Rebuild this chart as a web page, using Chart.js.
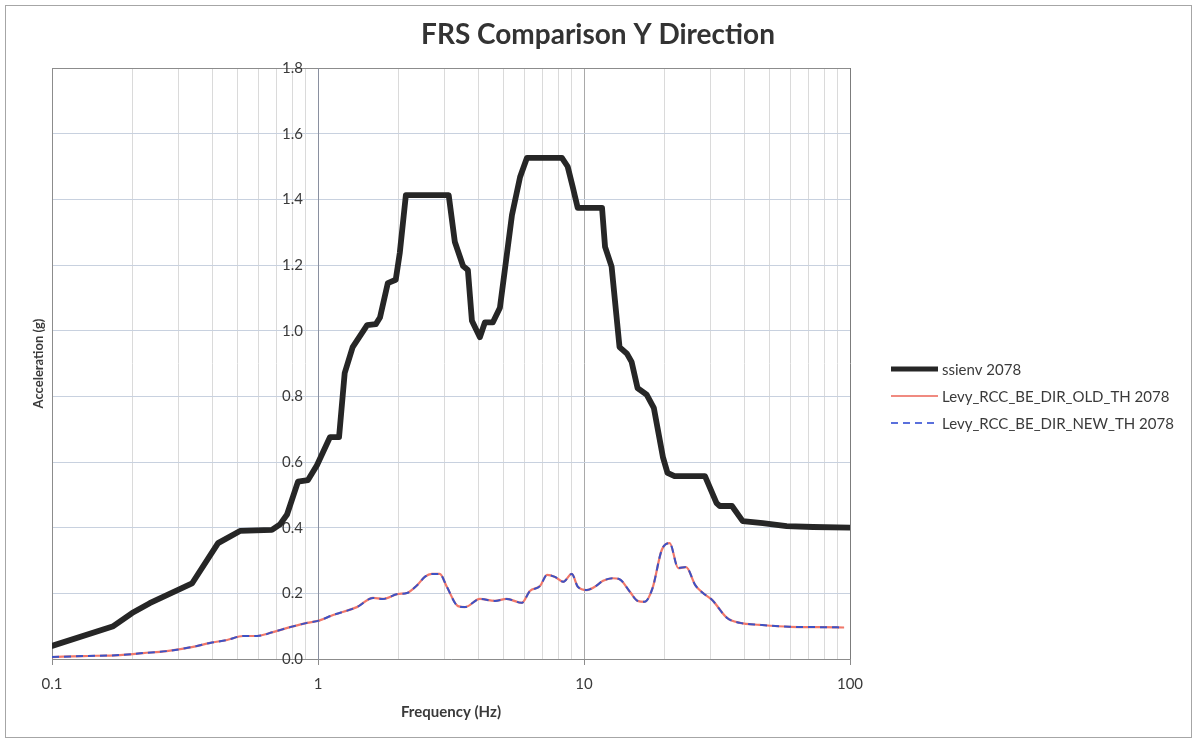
<!DOCTYPE html>
<html>
<head>
<meta charset="utf-8">
<script src="https://cdn.jsdelivr.net/npm/chart.js@4.4.1/dist/chart.umd.min.js"></script>
<style>
html,body{margin:0;padding:0;background:#fff;}
#wrap{width:1196px;height:739px;}
</style>
</head>
<body>
<div id="wrap"><canvas id="c" width="1196" height="739"></canvas></div>
<script>
// ---------- data ----------
const chartTitle = 'FRS Comparison Y Direction';
const xAxisTitle = 'Frequency (Hz)';
const yAxisTitle = 'Acceleration (g)';
const seriesLabels = ['ssienv 2078', 'Levy_RCC_BE_DIR_OLD_TH 2078', 'Levy_RCC_BE_DIR_NEW_TH 2078'];

const xMajorTicks = [0.1, 1, 10, 100];
const xTickLabels = ['0.1', '1', '10', '100'];
const xMinorMultipliers = [2, 3, 4, 5, 6, 7, 8, 9];
const yTickValues = [0, 0.2, 0.4, 0.6, 0.8, 1.0, 1.2, 1.4, 1.6, 1.8];
const yTickLabels = ['0.0', '0.2', '0.4', '0.6', '0.8', '1.0', '1.2', '1.4', '1.6', '1.8'];

const ssienvFreq = [0.1, 0.17, 0.2, 0.233, 0.336, 0.421, 0.509, 0.671, 0.72, 0.765, 0.841, 0.917, 0.991,
  1.11, 1.2, 1.26, 1.35, 1.53, 1.65, 1.71, 1.83, 1.96, 2.03, 2.14, 3.1, 3.27, 3.51, 3.66, 3.79, 4.06,
  4.24, 4.54, 4.83, 5.04, 5.36, 5.75, 6.1, 8.26, 8.68, 9.07, 9.47, 11.69, 12.0, 12.7, 13.6, 14.5, 15.1,
  15.9, 17.2, 18.3, 19.8, 20.6, 21.9, 28.5, 31.5, 32.4, 36.0, 39.5, 47, 57.8, 72.6, 100];
const ssienvAccel = [0.04, 0.10, 0.14, 0.17, 0.23, 0.353, 0.39, 0.393, 0.41, 0.44, 0.54, 0.545, 0.59,
  0.676, 0.676, 0.871, 0.95, 1.017, 1.02, 1.04, 1.145, 1.155, 1.237, 1.413, 1.413, 1.27, 1.197, 1.185, 1.03, 0.98,
  1.025, 1.025, 1.07, 1.185, 1.352, 1.468, 1.526, 1.526, 1.50, 1.438, 1.374, 1.374, 1.255, 1.195, 0.95, 0.93, 0.905,
  0.825, 0.805, 0.765, 0.615, 0.567, 0.557, 0.557, 0.475, 0.466, 0.466, 0.42, 0.414, 0.405, 0.402, 0.40];

const levyFreq = [0.1, 0.131, 0.18, 0.22, 0.27, 0.339, 0.393, 0.455, 0.523, 0.59, 0.677, 0.785, 0.91, 1.0,
  1.14, 1.40, 1.61, 1.75, 2.0, 2.16, 2.36, 2.52, 2.68, 2.87, 3.05, 3.36, 3.57, 4.06, 4.62, 5.12, 5.84,
  6.26, 6.83, 7.26, 7.78, 8.35, 9.0, 9.48, 10.25, 10.98, 11.8, 12.8, 13.6, 14.9, 15.9, 16.9, 18.1, 19.6,
  21.0, 22.6, 24.2, 26.2, 28.0, 30.3, 34.5, 38.6, 45.8, 59.3, 79, 95];
const levyOldAccel = [0.006, 0.009, 0.012, 0.018, 0.024, 0.037, 0.049, 0.058, 0.07, 0.07, 0.082, 0.097, 0.11, 0.116,
  0.134, 0.158, 0.186, 0.183, 0.198, 0.201, 0.225, 0.25, 0.259, 0.259, 0.22, 0.161, 0.158, 0.183, 0.177, 0.183, 0.171,
  0.207, 0.222, 0.256, 0.25, 0.235, 0.259, 0.22, 0.21, 0.22, 0.238, 0.246, 0.243, 0.204, 0.177, 0.174, 0.216, 0.332,
  0.353, 0.277, 0.28, 0.225, 0.201, 0.18, 0.125, 0.11, 0.104, 0.098, 0.097, 0.096];
const levyNewAccel = [0.006, 0.009, 0.012, 0.018, 0.024, 0.037, 0.049, 0.058, 0.07, 0.07, 0.082, 0.097, 0.11, 0.116,
  0.134, 0.158, 0.186, 0.183, 0.198, 0.201, 0.225, 0.25, 0.259, 0.259, 0.22, 0.161, 0.158, 0.183, 0.177, 0.183, 0.171,
  0.207, 0.222, 0.256, 0.25, 0.235, 0.259, 0.22, 0.21, 0.22, 0.238, 0.246, 0.243, 0.204, 0.177, 0.174, 0.216, 0.332,
  0.353, 0.277, 0.28, 0.225, 0.201, 0.18, 0.125, 0.11, 0.104, 0.098, 0.097, 0.096];

// ---------- chart ----------
const FONT = 'Lato, "Open Sans", "DejaVu Sans", sans-serif';
const TXT = '#3a3a3a';

const xGridValues = [];
for (let d = 0; d < xMajorTicks.length - 1; d++) {
  xGridValues.push(xMajorTicks[d]);
  for (const m of xMinorMultipliers) xGridValues.push(parseFloat((m * xMajorTicks[d]).toPrecision(6)));
}
xGridValues.push(xMajorTicks[xMajorTicks.length - 1]);

const pts = (xs, ys) => xs.map((x, i) => ({x: x, y: ys[i]}));

const framePlugin = {
  id: 'frame',
  beforeDraw(chart) {
    const ctx = chart.ctx;
    ctx.save();
    ctx.fillStyle = '#ffffff';
    ctx.fillRect(0, 0, chart.width, chart.height);
    ctx.strokeStyle = '#a6a6a6';
    ctx.lineWidth = 1;
    ctx.strokeRect(5.5, 5.5, chart.width - 10, chart.height - 7);
    ctx.restore();
  }
};

const legendPlugin = {
  id: 'sideLegend',
  afterDraw(chart) {
    const ctx = chart.ctx;
    const area = chart.chartArea;
    const x0 = area.right + 41, x1 = area.right + 88, tx = area.right + 92;
    const rowY = [369, 396, 423];
    ctx.save();
    chart.data.datasets.forEach((ds, i) => {
      const y = rowY[i];
      ctx.beginPath();
      ctx.strokeStyle = ds.legendColor || ds.borderColor;
      ctx.lineWidth = Math.min(ds.borderWidth, 5);
      ctx.setLineDash(ds.borderDash || []);
      ctx.moveTo(x0, y);
      ctx.lineTo(x1, y);
      ctx.stroke();
      ctx.setLineDash([]);
      ctx.fillStyle = TXT;
      ctx.font = '15px ' + FONT;
      ctx.textBaseline = 'middle';
      ctx.textAlign = 'left';
      ctx.fillText(ds.label, tx, y + 1);
    });
    ctx.restore();
  }
};

new Chart(document.getElementById('c'), {
  type: 'line',
  data: {
    datasets: [
      {
        label: seriesLabels[0],
        data: pts(ssienvFreq, ssienvAccel),
        borderColor: '#262626',
        borderWidth: 5.8,
        borderJoinStyle: 'round',
        borderCapStyle: 'round',
        pointRadius: 0,
        tension: 0,
        order: 0
      },
      {
        label: seriesLabels[1],
        data: pts(levyFreq, levyOldAccel),
        borderColor: '#f0786a',
        legendColor: '#f08a80',
        borderWidth: 2.2,
        pointRadius: 0,
        cubicInterpolationMode: 'monotone',
        order: 2
      },
      {
        label: seriesLabels[2],
        data: pts(levyFreq, levyNewAccel),
        borderColor: '#3d52c4',
        legendColor: '#5a70dc',
        borderWidth: 2,
        borderDash: [7, 5],
        pointRadius: 0,
        cubicInterpolationMode: 'monotone',
        order: 1
      }
    ]
  },
  options: {
    responsive: false,
    devicePixelRatio: 1,
    animation: false,
    events: [],
    layout: {padding: {left: 6, right: 6, top: 0, bottom: 0}},
    plugins: {
      legend: {display: false},
      tooltip: {enabled: false},
      title: {
        display: true,
        text: chartTitle,
        color: '#333333',
        font: {family: FONT, size: 28, weight: 'bold'},
        padding: {top: 18.2, bottom: 16.2}
      }
    },
    scales: {
      x: {
        type: 'logarithmic',
        position: 'bottom',
        min: 0.1,
        max: 100,
        afterBuildTicks: (s) => { s.ticks = xGridValues.map(v => ({value: v, major: xMajorTicks.includes(v)})); },
        afterFit: (s) => { s.height = 80; },
        ticks: {
          autoSkip: false,
          maxRotation: 0,
          padding: 10,
          color: TXT,
          font: {family: FONT, size: 15},
          callback: (v) => { const i = xMajorTicks.indexOf(v); return i >= 0 ? xTickLabels[i] : ''; }
        },
        grid: {
          lineWidth: 1,
          drawTicks: true,
          tickLength: 6,
          color: (c) => {
            const v = c.tick && c.tick.value;
            if (v === 0.1) return '#8c8c8c';
            if (v === 1) return '#8a90a0';
            if (v === 10) return '#a9a9a9';
            if (v === 100) return '#7c7c7c';
            return '#dadada';
          },
          tickColor: (c) => (c.tick && xMajorTicks.includes(c.tick.value)) ? '#8c8c8c' : 'rgba(0,0,0,0)'
        },
        border: {display: true, color: '#8c8c8c', width: 1},
        title: {
          display: true,
          text: xAxisTitle,
          color: TXT,
          font: {family: FONT, size: 15, weight: 'bold'},
          padding: {top: 0, bottom: 18}
        }
      },
      y: {
        type: 'linear',
        position: {x: 1},
        min: 0,
        max: 1.8,
        afterBuildTicks: (s) => { s.ticks = yTickValues.map(v => ({value: v})); },
        ticks: {
          color: TXT,
          font: {family: FONT, size: 15},
          // the axis sits at x = 1; em space + space keep the labels clear of the axis line
          callback: (v, i) => yTickLabels[i] + '\u2003 '
        },
        grid: {
          drawTicks: false,
          lineWidth: 1,
          color: (c) => (c.tick && c.tick.value >= 1.79) ? '#8c8c8c' : '#c8d1df'
        },
        border: {display: true, color: '#8a90a0', width: 1}
      },
      yL: {
        type: 'linear',
        position: 'left',
        min: 0,
        max: 1,
        afterFit: (s) => { s.width = 46; },
        ticks: {display: false},
        grid: {display: false, drawTicks: false},
        border: {display: true, color: '#8c8c8c', width: 1},
        title: {
          display: true,
          text: yAxisTitle,
          color: TXT,
          font: {family: FONT, size: 13, weight: 'bold'},
          padding: {top: 25, bottom: 0}
        }
      },
      yR: {
        type: 'linear',
        position: 'right',
        min: 0,
        max: 1,
        afterFit: (s) => { s.width = 340; },
        ticks: {display: false},
        grid: {display: false, drawTicks: false},
        border: {display: false}
      }
    }
  },
  plugins: [framePlugin, legendPlugin]
});
</script>
</body>
</html>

*What the task asks*: Return, unchanged, the lines from the first line of the material through the line that holds "const seriesLabels = ['ssienv", inclusive, omitting pictures.

*Reply*:
Rebuild this chart as a web page, using Chart.js.
<!DOCTYPE html>
<html>
<head>
<meta charset="utf-8">
<script src="https://cdn.jsdelivr.net/npm/chart.js@4.4.1/dist/chart.umd.min.js"></script>
<style>
html,body{margin:0;padding:0;background:#fff;}
#wrap{width:1196px;height:739px;}
</style>
</head>
<body>
<div id="wrap"><canvas id="c" width="1196" height="739"></canvas></div>
<script>
// ---------- data ----------
const chartTitle = 'FRS Comparison Y Direction';
const xAxisTitle = 'Frequency (Hz)';
const yAxisTitle = 'Acceleration (g)';
const seriesLabels = ['ssienv 2078', 'Levy_RCC_BE_DIR_OLD_TH 2078', 'Levy_RCC_BE_DIR_NEW_TH 2078'];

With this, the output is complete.